Setting the value in a matrix after fill() returns incorrect matrix [duplicate]

Question

If I initialize the matrix like

x = [["O", "O", "O"], ["O", "O", "O"], ["O", "O", "O"]];

And then set x[0][1] = "X" It returns

[ [ 'O', 'X', 'O' ], [ 'O', 'O', 'O' ], [ 'O', 'O', 'O' ] ]

as expected

However, if I initialize the matrix as the following:

x = new Array(3).fill(new Array(3).fill('O'))

And then x[0][1] = "X" It gives me back

[ [ 'O', 'X', 'O' ], [ 'O', 'X', 'O' ], [ 'O', 'X', 'O' ] ]

What is going on here?

Answer 1

When you do this:

x = [["O", "O", "O"], ["O", "O", "O"], ["O", "O", "O"]];

Javascript is creating 3 different Arrays in memory, so when you access x[0][1] you're accessing just that array.

When you are using the:

x = new Array(3).fill(new Array(3).fill('O'))

You are basically filling the array with same array 3 times, so when you access x[0][1] you're accessing the same Array in memory that's also connected to x[1] and x[2].
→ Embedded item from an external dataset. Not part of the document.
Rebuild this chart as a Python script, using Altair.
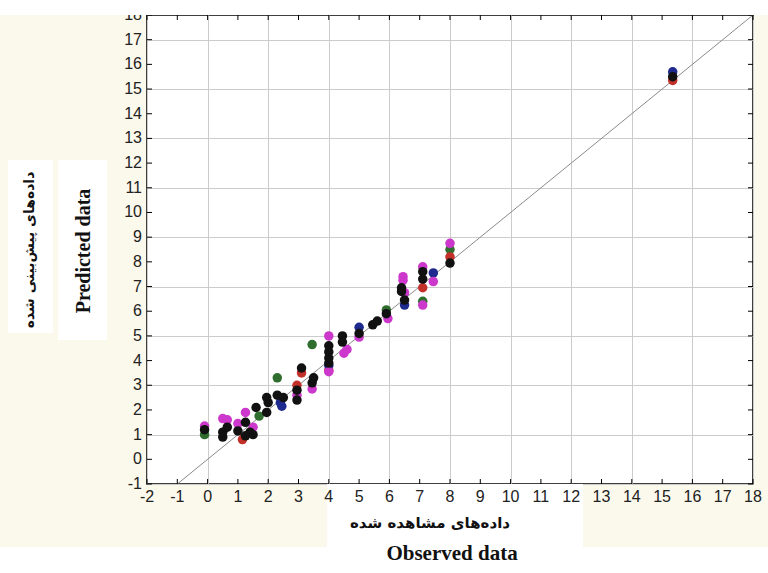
import altair as alt
import pandas as pd

# ---- data ----
black_obs = [-0.1, 0.5, 0.5, 0.65, 1.0, 1.25, 1.25, 1.4, 1.5, 1.6, 1.95, 1.95, 2.0, 2.3, 2.5, 2.95, 2.95, 3.1, 3.45, 3.5,
             4.0, 4.0, 4.0, 4.0, 4.45, 4.45, 5.0, 5.45, 5.6, 5.9, 6.4, 6.4, 6.5, 7.1, 7.1, 8.0, 15.35]
black_pred = [1.2, 0.9, 1.1, 1.3, 1.15, 1.5, 0.95, 1.1, 1.0, 2.1, 2.5, 1.9, 2.3, 2.6, 2.5, 2.8, 2.4, 3.7, 3.1, 3.3,
              4.6, 4.35, 4.1, 3.9, 5.0, 4.75, 5.1, 5.45, 5.6, 5.9, 6.95, 6.8, 6.45, 7.6, 7.3, 7.95, 15.5]
magenta_obs = [-0.1, 0.5, 0.65, 1.0, 1.25, 1.5, 2.95, 3.45, 4.0, 4.0, 4.5, 4.6, 5.0, 5.95, 6.45, 6.45, 6.5, 7.1, 7.1, 7.45, 8.0]
magenta_pred = [1.35, 1.65, 1.6, 1.45, 1.9, 1.3, 2.6, 2.85, 5.0, 3.55, 4.3, 4.45, 4.95, 5.7, 7.4, 7.25, 6.75, 7.8, 6.25, 7.2, 8.75]
green_obs = [-0.1, 1.7, 2.3, 3.45, 5.9, 7.1, 8.0]
green_pred = [1.0, 1.75, 3.3, 4.65, 6.05, 6.4, 8.5]
blue_obs = [2.4, 2.45, 4.0, 5.0, 6.5, 7.45, 15.35]
blue_pred = [2.3, 2.15, 3.8, 5.35, 6.25, 7.55, 15.7]
red_obs = [1.15, 2.95, 3.1, 4.0, 7.1, 8.0, 15.35]
red_pred = [0.8, 3.0, 3.5, 3.6, 6.95, 8.2, 15.35]

series_names = ["green", "red", "blue", "magenta", "black"]
series_colors = ["#2f6e2f", "#c23029", "#1f2a8f", "#cc38cc", "#111111"]

line_x = [-1, 18]
line_y = [-1, 18]

x_ticks = list(range(-2, 19))
y_ticks = list(range(-1, 19))

y_title_fa = "داده‌های پیش‌بینی شده"
y_title_en = "Predicted data"
x_title_fa = "داده‌های مشاهده شده"
x_title_en = "Observed data"

# ---- build tables ----
rows = []
for z, (name, obs, pred) in enumerate([
    ("green", green_obs, green_pred),
    ("red", red_obs, red_pred),
    ("blue", blue_obs, blue_pred),
    ("magenta", magenta_obs, magenta_pred),
    ("black", black_obs, black_pred),
]):
    for o, p in zip(obs, pred):
        rows.append({"obs": o, "pred": p, "series": name, "z": z})
pts = pd.DataFrame(rows)
line_df = pd.DataFrame({"x": line_x, "y": line_y})
xt_df = pd.DataFrame({"t": x_ticks, "lab": [str(v) for v in x_ticks]})
yt_df = pd.DataFrame({"t": y_ticks, "lab": [str(v) for v in y_ticks]})

W, H = 606, 469
xscale = alt.Scale(domain=[-2, 18], nice=False, zero=False)
yscale = alt.Scale(domain=[-1, 18], nice=False, zero=False)

empty = alt.Data(values=[{}])


def box(x1, x2, y1, y2, color="white"):
    return alt.Chart(empty).mark_rect(color=color, clip=False).encode(
        x=alt.value(x1), x2=alt.value(x2), y=alt.value(y1), y2=alt.value(y2)
    )


# background boxes (white patches on the cream page)
bg = (
    box(-147, 621, 532, 558)
    + box(180, 436, 469, 532)
    + box(-139, -94, 145, 318)
    + box(-89, -40, 145, 325)
)
top_strip = box(-147, 621, -15, 0)

grid_x = alt.Axis(values=x_ticks, grid=True, gridColor="#cccccc", gridWidth=1, ticks=False,
                  domain=False, labels=False, title=None)
grid_y = alt.Axis(values=y_ticks, grid=True, gridColor="#cccccc", gridWidth=1, ticks=False,
                  domain=False, labels=False, title=None)

diag = alt.Chart(line_df).mark_line(color="#8a8a8a", strokeWidth=1).encode(
    x=alt.X("x:Q", scale=xscale, axis=grid_x),
    y=alt.Y("y:Q", scale=yscale, axis=grid_y),
)

points = alt.Chart(pts).mark_point(filled=True, shape="circle", size=90, opacity=1).encode(
    x=alt.X("obs:Q", scale=xscale),
    y=alt.Y("pred:Q", scale=yscale),
    color=alt.Color("series:N", scale=alt.Scale(domain=series_names, range=series_colors), legend=None),
    order=alt.Order("z:Q"),
)

tick_len = 5
xt_bottom = alt.Chart(xt_df).mark_rule(color="black", strokeWidth=1).encode(
    x=alt.X("t:Q", scale=xscale), y=alt.value(H), y2=alt.value(H - tick_len))
xt_top = alt.Chart(xt_df).mark_rule(color="black", strokeWidth=1).encode(
    x=alt.X("t:Q", scale=xscale), y=alt.value(0), y2=alt.value(tick_len))
yt_left = alt.Chart(yt_df).mark_rule(color="black", strokeWidth=1).encode(
    y=alt.Y("t:Q", scale=yscale), x=alt.value(0), x2=alt.value(tick_len))
yt_right = alt.Chart(yt_df).mark_rule(color="black", strokeWidth=1).encode(
    y=alt.Y("t:Q", scale=yscale), x=alt.value(W), x2=alt.value(W - tick_len))

xlabels = alt.Chart(xt_df).mark_text(font="Liberation Sans", fontSize=16, color="#222222",
                                     align="center", baseline="middle", clip=False).encode(
    x=alt.X("t:Q", scale=xscale), y=alt.value(H + 13), text="lab:N")
ylabels = alt.Chart(yt_df).mark_text(font="Liberation Sans", fontSize=16, color="#222222",
                                     align="right", baseline="middle", clip=False).encode(
    y=alt.Y("t:Q", scale=yscale), x=alt.value(-5), text="lab:N")

t_y_fa = alt.Chart(empty).mark_text(text=y_title_fa, angle=270, font="DejaVu Sans", fontSize=14,
                                     fontWeight="bold", color="#111111", baseline="middle", align="center").encode(
    x=alt.value(-117), y=alt.value(235))
t_y_en = alt.Chart(empty).mark_text(text=y_title_en, angle=270, font="Liberation Serif", fontSize=20,
                                     fontWeight="bold", color="#111111", baseline="middle", align="center").encode(
    x=alt.value(-63), y=alt.value(236))
t_x_fa = alt.Chart(empty).mark_text(text=x_title_fa, font="DejaVu Sans", fontSize=15,
                                     fontWeight="bold", color="#111111", baseline="middle", align="center").encode(
    x=alt.value(283), y=alt.value(508))
t_x_en = alt.Chart(empty).mark_text(text=x_title_en, font="Liberation Serif", fontSize=21,
                                     fontWeight="bold", color="#111111", baseline="middle", align="center").encode(
    x=alt.value(305), y=alt.value(539))

chart = alt.layer(
    bg, diag, points, xt_bottom, xt_top, yt_left, yt_right, xlabels, ylabels, top_strip,
    t_y_fa, t_y_en, t_x_fa, t_x_en
).properties(
    width=W, height=H,
    autosize=alt.AutoSizeParams(type="none"),
    padding={"left": 147, "top": 15, "right": 15, "bottom": 89},
    background="#fbf8ec",
).configure_view(
    stroke="black", strokeWidth=1.5, fill="white"
)

chart.save("out.html", embed_options={"renderer": "svg", "actions": False})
As commented by @Shidersz, a possible iterative solution would be:

// one liner:
Array.from({length: 3}, x => new Array(3).fill("0"));

This is creates an array and populates it with the values returned from the inputed function. Here's a breakdown:

// same as previous only longer with comments
// Create an Array from the first argument,
//as modified by the mapping function in the 2nd argument
Array.from(
  // This could be any array like object. 
  // In the case of length it just reads the length property
  // and iterates that number of times,
  // so it could be useful if you want to 
  // fill the top array with 100000 arrays.
  {length: 3},
  // x argument for the mapping is irrelevant
  x => {
    // returning the array with 3 "0" strings in it.
    return  new Array(3).fill("0")
  });

docs here for more reference.